Task statement:
Each line that includes the word "chart" counts once; give the total and nothing more.

Data for processing:

[start]

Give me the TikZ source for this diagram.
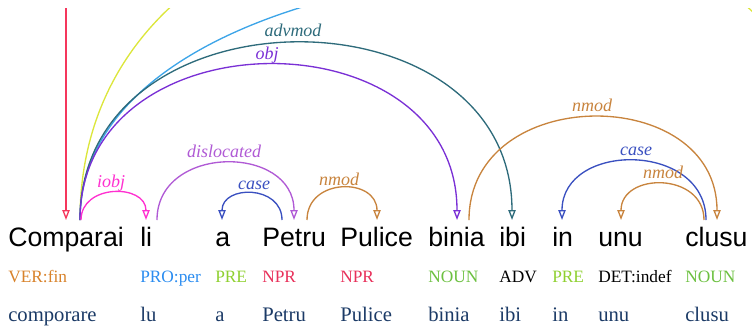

[end]
[start]

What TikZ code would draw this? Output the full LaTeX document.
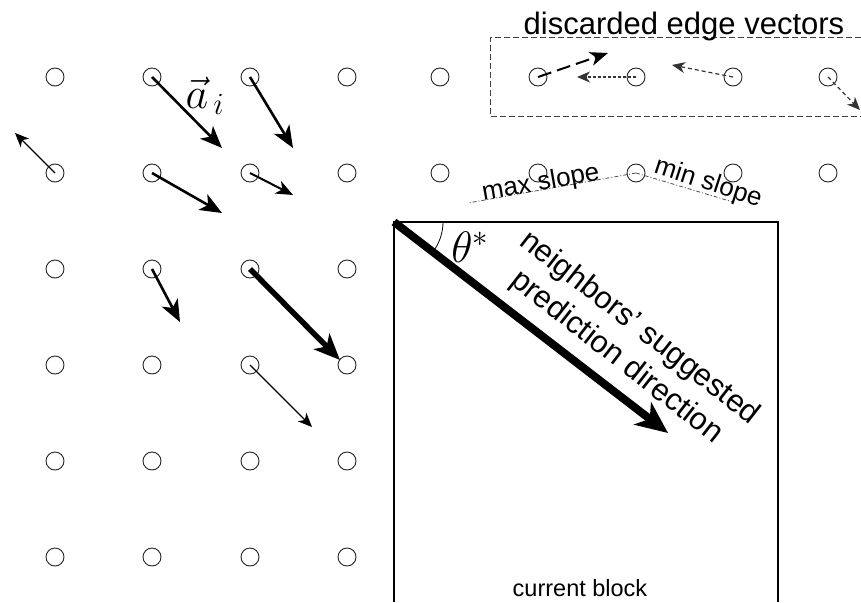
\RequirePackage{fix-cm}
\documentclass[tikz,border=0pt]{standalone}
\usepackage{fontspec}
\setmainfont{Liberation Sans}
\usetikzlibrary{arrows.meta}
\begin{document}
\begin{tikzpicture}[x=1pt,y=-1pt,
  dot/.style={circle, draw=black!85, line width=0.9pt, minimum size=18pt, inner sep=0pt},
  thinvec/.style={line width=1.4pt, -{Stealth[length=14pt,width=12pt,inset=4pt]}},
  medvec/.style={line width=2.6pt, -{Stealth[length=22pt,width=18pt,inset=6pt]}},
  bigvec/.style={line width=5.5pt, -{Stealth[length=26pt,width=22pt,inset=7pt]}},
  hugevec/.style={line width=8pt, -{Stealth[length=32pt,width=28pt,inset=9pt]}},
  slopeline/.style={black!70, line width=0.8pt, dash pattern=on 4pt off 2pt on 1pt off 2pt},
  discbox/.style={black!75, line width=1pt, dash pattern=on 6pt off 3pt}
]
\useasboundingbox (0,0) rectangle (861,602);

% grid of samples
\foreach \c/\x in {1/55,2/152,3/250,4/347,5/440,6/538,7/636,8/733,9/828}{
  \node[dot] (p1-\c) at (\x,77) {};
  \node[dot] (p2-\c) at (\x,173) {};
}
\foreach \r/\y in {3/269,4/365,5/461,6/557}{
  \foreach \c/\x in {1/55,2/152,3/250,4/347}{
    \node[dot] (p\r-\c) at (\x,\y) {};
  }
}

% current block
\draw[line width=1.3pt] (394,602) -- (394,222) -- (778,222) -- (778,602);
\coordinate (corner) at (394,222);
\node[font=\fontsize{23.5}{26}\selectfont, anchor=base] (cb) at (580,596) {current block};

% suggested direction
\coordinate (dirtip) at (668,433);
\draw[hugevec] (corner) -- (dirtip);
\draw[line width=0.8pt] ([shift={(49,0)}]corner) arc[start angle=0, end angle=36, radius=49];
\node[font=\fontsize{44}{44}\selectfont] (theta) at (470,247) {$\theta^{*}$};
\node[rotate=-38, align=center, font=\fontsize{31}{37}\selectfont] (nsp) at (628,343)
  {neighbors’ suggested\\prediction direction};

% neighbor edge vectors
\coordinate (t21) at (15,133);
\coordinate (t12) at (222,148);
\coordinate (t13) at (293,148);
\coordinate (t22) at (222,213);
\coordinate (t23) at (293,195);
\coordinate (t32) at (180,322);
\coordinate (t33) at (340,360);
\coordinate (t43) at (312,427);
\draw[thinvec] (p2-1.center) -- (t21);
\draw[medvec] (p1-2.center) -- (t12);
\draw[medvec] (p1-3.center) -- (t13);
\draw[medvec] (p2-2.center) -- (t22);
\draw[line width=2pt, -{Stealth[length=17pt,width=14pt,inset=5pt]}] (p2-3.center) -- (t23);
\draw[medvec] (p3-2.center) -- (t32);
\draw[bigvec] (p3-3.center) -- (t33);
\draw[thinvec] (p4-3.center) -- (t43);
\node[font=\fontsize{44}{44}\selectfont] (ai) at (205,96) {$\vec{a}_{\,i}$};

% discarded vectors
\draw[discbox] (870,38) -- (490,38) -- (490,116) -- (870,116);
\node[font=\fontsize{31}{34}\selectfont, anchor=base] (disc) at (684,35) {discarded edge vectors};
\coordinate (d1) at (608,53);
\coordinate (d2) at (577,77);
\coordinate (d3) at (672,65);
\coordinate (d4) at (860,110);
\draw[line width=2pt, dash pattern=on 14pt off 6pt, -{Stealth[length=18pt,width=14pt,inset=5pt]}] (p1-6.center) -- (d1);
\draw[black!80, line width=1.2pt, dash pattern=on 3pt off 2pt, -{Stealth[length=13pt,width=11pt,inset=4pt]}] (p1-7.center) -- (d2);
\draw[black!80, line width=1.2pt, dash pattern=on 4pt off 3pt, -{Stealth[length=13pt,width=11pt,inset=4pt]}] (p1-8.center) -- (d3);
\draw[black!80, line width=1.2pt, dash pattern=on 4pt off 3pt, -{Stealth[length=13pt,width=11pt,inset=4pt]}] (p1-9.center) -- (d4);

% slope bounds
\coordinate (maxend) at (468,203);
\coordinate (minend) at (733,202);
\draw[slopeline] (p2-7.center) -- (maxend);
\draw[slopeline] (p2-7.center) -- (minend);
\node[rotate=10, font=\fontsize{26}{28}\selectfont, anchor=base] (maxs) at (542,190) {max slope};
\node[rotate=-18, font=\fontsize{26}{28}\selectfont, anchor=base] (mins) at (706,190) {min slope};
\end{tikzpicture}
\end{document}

[end]
[start]

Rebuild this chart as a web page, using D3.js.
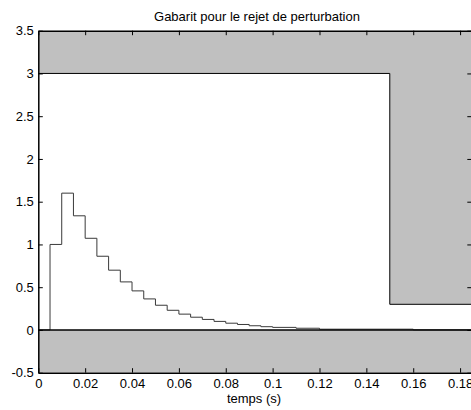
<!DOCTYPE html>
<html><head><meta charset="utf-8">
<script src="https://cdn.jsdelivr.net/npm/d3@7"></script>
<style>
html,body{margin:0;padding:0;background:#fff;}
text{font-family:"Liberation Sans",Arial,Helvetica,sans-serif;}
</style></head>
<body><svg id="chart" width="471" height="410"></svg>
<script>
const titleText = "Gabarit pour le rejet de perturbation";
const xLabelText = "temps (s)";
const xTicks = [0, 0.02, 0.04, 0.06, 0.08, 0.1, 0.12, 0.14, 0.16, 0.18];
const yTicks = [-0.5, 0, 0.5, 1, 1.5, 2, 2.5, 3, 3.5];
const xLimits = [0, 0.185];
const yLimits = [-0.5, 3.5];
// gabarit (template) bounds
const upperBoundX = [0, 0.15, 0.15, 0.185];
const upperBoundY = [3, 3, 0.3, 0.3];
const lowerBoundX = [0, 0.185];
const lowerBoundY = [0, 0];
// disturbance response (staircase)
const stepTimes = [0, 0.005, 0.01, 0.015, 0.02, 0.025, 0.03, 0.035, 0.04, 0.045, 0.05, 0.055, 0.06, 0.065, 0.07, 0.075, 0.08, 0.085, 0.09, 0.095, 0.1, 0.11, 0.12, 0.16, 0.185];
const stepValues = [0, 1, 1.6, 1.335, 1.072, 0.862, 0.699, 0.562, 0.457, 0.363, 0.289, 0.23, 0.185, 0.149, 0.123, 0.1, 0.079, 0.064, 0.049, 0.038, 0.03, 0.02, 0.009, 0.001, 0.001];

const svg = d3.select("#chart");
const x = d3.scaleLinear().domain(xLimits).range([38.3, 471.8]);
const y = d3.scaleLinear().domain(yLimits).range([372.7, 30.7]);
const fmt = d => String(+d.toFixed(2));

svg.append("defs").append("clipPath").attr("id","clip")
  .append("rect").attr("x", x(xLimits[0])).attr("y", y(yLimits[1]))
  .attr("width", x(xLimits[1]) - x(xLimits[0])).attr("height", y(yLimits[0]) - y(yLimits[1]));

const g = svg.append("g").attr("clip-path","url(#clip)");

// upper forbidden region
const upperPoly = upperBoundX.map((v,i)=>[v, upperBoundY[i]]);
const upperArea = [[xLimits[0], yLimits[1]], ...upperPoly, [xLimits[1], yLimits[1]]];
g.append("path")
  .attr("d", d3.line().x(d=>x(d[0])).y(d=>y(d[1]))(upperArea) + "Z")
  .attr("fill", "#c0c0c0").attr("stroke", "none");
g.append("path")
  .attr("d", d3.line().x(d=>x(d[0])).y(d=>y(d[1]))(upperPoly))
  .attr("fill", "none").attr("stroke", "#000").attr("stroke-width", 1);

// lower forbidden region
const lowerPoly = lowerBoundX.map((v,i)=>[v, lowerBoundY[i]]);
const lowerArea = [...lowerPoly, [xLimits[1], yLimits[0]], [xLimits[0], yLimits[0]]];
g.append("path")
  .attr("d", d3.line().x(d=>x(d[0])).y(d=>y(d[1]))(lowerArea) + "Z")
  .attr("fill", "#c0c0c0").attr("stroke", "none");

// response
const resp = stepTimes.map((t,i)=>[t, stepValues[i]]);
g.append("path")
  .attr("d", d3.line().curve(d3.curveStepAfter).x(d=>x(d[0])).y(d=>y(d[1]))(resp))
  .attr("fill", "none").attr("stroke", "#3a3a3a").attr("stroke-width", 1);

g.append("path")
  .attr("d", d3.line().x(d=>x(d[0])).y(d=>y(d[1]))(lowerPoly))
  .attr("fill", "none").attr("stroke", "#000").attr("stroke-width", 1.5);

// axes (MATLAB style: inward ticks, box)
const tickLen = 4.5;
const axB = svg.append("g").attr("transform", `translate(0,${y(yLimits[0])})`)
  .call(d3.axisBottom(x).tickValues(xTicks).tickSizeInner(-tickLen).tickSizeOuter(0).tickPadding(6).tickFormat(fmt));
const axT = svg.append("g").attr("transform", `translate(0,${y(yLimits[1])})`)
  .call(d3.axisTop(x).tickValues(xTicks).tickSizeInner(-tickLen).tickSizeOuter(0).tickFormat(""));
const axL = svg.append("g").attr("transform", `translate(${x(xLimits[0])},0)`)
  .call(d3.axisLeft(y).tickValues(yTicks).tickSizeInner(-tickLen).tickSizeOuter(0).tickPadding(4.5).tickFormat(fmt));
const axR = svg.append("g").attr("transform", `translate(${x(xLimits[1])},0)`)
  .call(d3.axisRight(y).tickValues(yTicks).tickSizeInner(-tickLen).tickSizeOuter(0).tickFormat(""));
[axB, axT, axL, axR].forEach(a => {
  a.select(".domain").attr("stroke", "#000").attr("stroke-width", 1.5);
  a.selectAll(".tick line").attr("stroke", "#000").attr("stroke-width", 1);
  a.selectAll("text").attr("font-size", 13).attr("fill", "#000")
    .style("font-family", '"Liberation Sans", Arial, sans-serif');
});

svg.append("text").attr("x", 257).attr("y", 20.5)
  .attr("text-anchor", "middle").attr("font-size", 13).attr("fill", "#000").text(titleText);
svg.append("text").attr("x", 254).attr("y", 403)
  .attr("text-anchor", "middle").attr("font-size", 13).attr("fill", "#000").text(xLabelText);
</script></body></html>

[end]

Exercise result:
3